Thursday, 23 May 2013

A Year in Mog - Somalia

Somalia is a place that really gets under your skin.  A land of extremes that draws you back again and again.

I made one of my all time unforgettable safaris before the civil war, walking camels up from Kismayo to Hargeisa.  The book I took on that journey is the Somalia book, that I have re-read many times - 'Warriors and Strangers by Gerald Hanley. Later during fighting in the early 1990's I returned to establish and manage agricultural rehabilitation programmes along the Juba and Shabelle rivers.

Looking back at old black and white photos of the Italian colonial era it never ceases to amaze that a place could be so comprehensively trashed and still provide a home for so many.

Each day of blazing heat was greeted with the cry ‘turned out nice again’ before heading to the field. The Somalis were just as affected by the pulsating sun and white glare reflecting off an unforgiving landscape, perfectly matching  their highly volatile nature's.  

Back then Mog had the daily backdrop of almost constant automatic weapons fire.  Usually M16’s and AK47’s and occasionally something heavier when the Technical’s became animated.

One faction owned a flatbed truck with a four barrel anti aircraft gun attached. It tended to appear out of side streets, horizontally traverse that gun and let rip. Everyone scattered to the hills as its destructive impact within an enclosed urban space was spectacularly appalling.

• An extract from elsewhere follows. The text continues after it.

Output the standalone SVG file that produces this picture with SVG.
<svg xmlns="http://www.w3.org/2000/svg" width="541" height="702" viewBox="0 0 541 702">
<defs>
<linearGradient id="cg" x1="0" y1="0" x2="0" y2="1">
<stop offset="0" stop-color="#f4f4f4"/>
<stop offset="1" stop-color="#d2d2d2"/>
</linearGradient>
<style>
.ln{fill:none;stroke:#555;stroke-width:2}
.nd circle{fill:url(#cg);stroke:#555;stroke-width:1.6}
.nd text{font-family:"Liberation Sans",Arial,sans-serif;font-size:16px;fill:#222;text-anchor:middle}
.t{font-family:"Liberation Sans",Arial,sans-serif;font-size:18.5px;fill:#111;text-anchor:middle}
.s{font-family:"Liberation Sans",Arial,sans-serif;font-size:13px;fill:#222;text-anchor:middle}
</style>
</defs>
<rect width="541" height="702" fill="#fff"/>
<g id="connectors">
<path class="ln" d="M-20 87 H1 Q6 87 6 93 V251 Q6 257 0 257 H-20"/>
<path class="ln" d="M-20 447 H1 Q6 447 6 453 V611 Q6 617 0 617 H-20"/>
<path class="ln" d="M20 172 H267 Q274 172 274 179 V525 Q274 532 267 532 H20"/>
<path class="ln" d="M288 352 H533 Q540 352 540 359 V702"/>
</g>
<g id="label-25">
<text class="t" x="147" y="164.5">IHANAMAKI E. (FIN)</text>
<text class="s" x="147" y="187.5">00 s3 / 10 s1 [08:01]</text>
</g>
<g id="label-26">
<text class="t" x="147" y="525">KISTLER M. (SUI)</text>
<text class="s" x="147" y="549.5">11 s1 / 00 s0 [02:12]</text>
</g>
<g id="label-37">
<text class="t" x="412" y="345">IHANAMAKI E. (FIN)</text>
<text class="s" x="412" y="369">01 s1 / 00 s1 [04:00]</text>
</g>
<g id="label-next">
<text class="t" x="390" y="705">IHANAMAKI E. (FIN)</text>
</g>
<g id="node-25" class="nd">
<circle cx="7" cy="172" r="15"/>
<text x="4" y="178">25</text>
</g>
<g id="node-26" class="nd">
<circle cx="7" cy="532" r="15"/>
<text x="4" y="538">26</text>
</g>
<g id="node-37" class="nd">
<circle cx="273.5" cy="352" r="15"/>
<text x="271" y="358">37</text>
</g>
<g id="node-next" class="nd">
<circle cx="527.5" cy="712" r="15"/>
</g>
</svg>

Most NGO's had hustlers outside their compounds trying to sell or rent what they had looted. Occasionally these groups became fractious, and the normal backdrop of gunfire grew in intensity and volume.  One security briefing continued under a heavy dining table with bullets pinging off the wall above our heads

Then one day the firing outside really did become intense and the compound  filled with smoke. Bursts of gunfire  tended to last a minute or two, but this just went on and on.  It was the ambush and murder of 24 U.N. Pakistani peacekeepers, an event which contributed to the intervention of the Americans. The rest of that story is now history.

Two outstanding people I worked with and will never forget were Dan Eldon of Reuters and Sean Devereux of UNICEF.  Both were exceptional but found themselves in the wrong place at the wrong time and did not make it back.

Preparing for a trip to the field
In 2013 the Brits re-opened an Embassy and  and funded solar powered street lighting which has made a huge difference to the atmosphere in Mogadishu after dark.
The diaspora are starting to return, leading to a spectacular rise in the value of habitable real estate and now there is even a dry cleaners.

If Somalia can emulate the success story that is Somaliland, those old black and white photos may cease to be distant memories.